### Brief
Your task is to repeat the entries exactly. Leave the pictures out.

Code that draws figures:
+ + + + + + +

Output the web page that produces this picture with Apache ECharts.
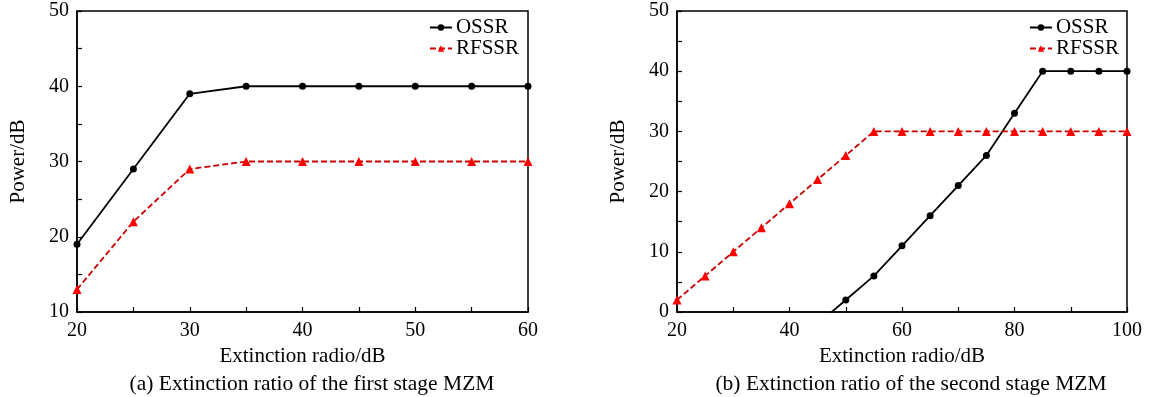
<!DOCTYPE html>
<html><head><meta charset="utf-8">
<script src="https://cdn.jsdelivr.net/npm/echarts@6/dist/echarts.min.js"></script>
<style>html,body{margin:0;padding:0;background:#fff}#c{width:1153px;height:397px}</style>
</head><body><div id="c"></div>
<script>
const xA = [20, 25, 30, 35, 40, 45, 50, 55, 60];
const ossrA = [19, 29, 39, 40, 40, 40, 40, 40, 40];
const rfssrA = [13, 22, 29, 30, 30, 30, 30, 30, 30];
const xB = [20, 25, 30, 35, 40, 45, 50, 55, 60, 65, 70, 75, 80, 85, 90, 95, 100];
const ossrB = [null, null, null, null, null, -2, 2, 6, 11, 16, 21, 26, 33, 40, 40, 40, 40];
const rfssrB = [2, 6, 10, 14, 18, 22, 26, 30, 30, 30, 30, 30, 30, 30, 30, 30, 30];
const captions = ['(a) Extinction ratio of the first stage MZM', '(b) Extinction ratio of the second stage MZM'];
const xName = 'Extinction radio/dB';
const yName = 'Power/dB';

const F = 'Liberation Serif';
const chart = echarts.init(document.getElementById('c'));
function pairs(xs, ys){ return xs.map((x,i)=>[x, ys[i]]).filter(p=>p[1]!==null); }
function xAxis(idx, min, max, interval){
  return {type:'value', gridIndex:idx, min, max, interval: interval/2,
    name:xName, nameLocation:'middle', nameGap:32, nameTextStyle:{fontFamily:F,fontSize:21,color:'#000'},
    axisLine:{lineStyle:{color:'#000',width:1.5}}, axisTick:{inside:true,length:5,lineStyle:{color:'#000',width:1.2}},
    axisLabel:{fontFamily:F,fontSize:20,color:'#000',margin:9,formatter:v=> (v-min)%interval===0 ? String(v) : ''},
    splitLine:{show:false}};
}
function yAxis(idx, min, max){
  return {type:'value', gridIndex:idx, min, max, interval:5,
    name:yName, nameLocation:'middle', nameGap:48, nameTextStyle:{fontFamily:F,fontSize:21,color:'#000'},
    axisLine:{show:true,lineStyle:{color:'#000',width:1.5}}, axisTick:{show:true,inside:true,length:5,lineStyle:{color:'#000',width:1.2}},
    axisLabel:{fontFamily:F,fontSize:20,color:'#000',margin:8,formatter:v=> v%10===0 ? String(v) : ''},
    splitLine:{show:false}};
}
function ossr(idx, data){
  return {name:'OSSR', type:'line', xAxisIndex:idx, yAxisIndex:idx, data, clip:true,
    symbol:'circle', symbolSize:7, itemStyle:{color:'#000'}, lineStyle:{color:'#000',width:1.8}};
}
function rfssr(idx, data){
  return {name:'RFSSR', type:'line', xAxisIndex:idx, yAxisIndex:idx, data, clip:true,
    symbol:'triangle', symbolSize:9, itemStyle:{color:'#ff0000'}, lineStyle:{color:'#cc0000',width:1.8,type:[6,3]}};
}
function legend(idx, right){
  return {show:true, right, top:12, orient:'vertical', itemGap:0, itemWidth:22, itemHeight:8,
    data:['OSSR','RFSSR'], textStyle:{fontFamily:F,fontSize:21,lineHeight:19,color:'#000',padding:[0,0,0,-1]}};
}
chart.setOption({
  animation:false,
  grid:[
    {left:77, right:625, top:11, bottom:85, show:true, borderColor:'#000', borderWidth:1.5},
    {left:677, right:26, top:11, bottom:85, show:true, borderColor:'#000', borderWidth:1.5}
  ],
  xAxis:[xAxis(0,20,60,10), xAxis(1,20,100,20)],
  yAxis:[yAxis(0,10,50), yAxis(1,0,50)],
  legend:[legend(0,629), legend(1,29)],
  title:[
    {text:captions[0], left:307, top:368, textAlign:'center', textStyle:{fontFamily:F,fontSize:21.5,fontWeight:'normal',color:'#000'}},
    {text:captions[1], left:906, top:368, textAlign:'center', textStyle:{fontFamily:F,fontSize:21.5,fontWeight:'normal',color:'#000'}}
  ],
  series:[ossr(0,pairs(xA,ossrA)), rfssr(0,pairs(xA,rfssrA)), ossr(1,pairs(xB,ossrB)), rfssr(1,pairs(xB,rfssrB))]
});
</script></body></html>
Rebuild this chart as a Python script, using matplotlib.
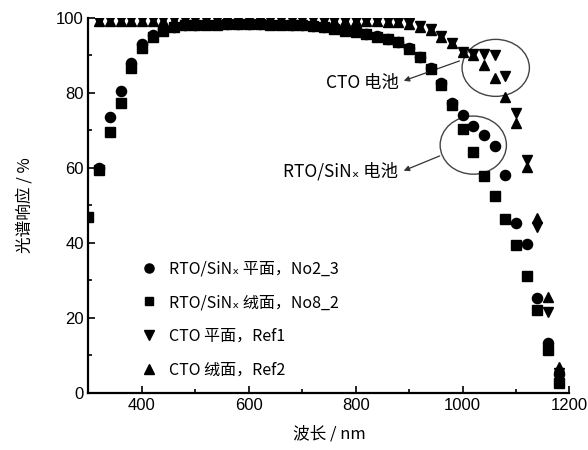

+ + + + + + +

### Exercise answer
Output the web page that produces this picture with Apache ECharts.
<!DOCTYPE html>
<html><head><meta charset="utf-8">
<script src="https://cdn.jsdelivr.net/npm/echarts@6/dist/echarts.min.js"></script>
<style>html,body{margin:0;padding:0;background:#fff}#c{width:1153px;height:397px}</style>
</head><body><div id="c"></div>
<script>
const xA = [20, 25, 30, 35, 40, 45, 50, 55, 60];
const ossrA = [19, 29, 39, 40, 40, 40, 40, 40, 40];
const rfssrA = [13, 22, 29, 30, 30, 30, 30, 30, 30];
const xB = [20, 25, 30, 35, 40, 45, 50, 55, 60, 65, 70, 75, 80, 85, 90, 95, 100];
const ossrB = [null, null, null, null, null, -2, 2, 6, 11, 16, 21, 26, 33, 40, 40, 40, 40];
const rfssrB = [2, 6, 10, 14, 18, 22, 26, 30, 30, 30, 30, 30, 30, 30, 30, 30, 30];
const captions = ['(a) Extinction ratio of the first stage MZM', '(b) Extinction ratio of the second stage MZM'];
const xName = 'Extinction radio/dB';
const yName = 'Power/dB';

const F = 'Liberation Serif';
const chart = echarts.init(document.getElementById('c'));
function pairs(xs, ys){ return xs.map((x,i)=>[x, ys[i]]).filter(p=>p[1]!==null); }
function xAxis(idx, min, max, interval){
  return {type:'value', gridIndex:idx, min, max, interval: interval/2,
    name:xName, nameLocation:'middle', nameGap:32, nameTextStyle:{fontFamily:F,fontSize:21,color:'#000'},
    axisLine:{lineStyle:{color:'#000',width:1.5}}, axisTick:{inside:true,length:5,lineStyle:{color:'#000',width:1.2}},
    axisLabel:{fontFamily:F,fontSize:20,color:'#000',margin:9,formatter:v=> (v-min)%interval===0 ? String(v) : ''},
    splitLine:{show:false}};
}
function yAxis(idx, min, max){
  return {type:'value', gridIndex:idx, min, max, interval:5,
    name:yName, nameLocation:'middle', nameGap:48, nameTextStyle:{fontFamily:F,fontSize:21,color:'#000'},
    axisLine:{show:true,lineStyle:{color:'#000',width:1.5}}, axisTick:{show:true,inside:true,length:5,lineStyle:{color:'#000',width:1.2}},
    axisLabel:{fontFamily:F,fontSize:20,color:'#000',margin:8,formatter:v=> v%10===0 ? String(v) : ''},
    splitLine:{show:false}};
}
function ossr(idx, data){
  return {name:'OSSR', type:'line', xAxisIndex:idx, yAxisIndex:idx, data, clip:true,
    symbol:'circle', symbolSize:7, itemStyle:{color:'#000'}, lineStyle:{color:'#000',width:1.8}};
}
function rfssr(idx, data){
  return {name:'RFSSR', type:'line', xAxisIndex:idx, yAxisIndex:idx, data, clip:true,
    symbol:'triangle', symbolSize:9, itemStyle:{color:'#ff0000'}, lineStyle:{color:'#cc0000',width:1.8,type:[6,3]}};
}
function legend(idx, right){
  return {show:true, right, top:12, orient:'vertical', itemGap:0, itemWidth:22, itemHeight:8,
    data:['OSSR','RFSSR'], textStyle:{fontFamily:F,fontSize:21,lineHeight:19,color:'#000',padding:[0,0,0,-1]}};
}
chart.setOption({
  animation:false,
  grid:[
    {left:77, right:625, top:11, bottom:85, show:true, borderColor:'#000', borderWidth:1.5},
    {left:677, right:26, top:11, bottom:85, show:true, borderColor:'#000', borderWidth:1.5}
  ],
  xAxis:[xAxis(0,20,60,10), xAxis(1,20,100,20)],
  yAxis:[yAxis(0,10,50), yAxis(1,0,50)],
  legend:[legend(0,629), legend(1,29)],
  title:[
    {text:captions[0], left:307, top:368, textAlign:'center', textStyle:{fontFamily:F,fontSize:21.5,fontWeight:'normal',color:'#000'}},
    {text:captions[1], left:906, top:368, textAlign:'center', textStyle:{fontFamily:F,fontSize:21.5,fontWeight:'normal',color:'#000'}}
  ],
  series:[ossr(0,pairs(xA,ossrA)), rfssr(0,pairs(xA,rfssrA)), ossr(1,pairs(xB,ossrB)), rfssr(1,pairs(xB,rfssrB))]
});
</script></body></html>
Rebuild this chart as a Python script, using matplotlib.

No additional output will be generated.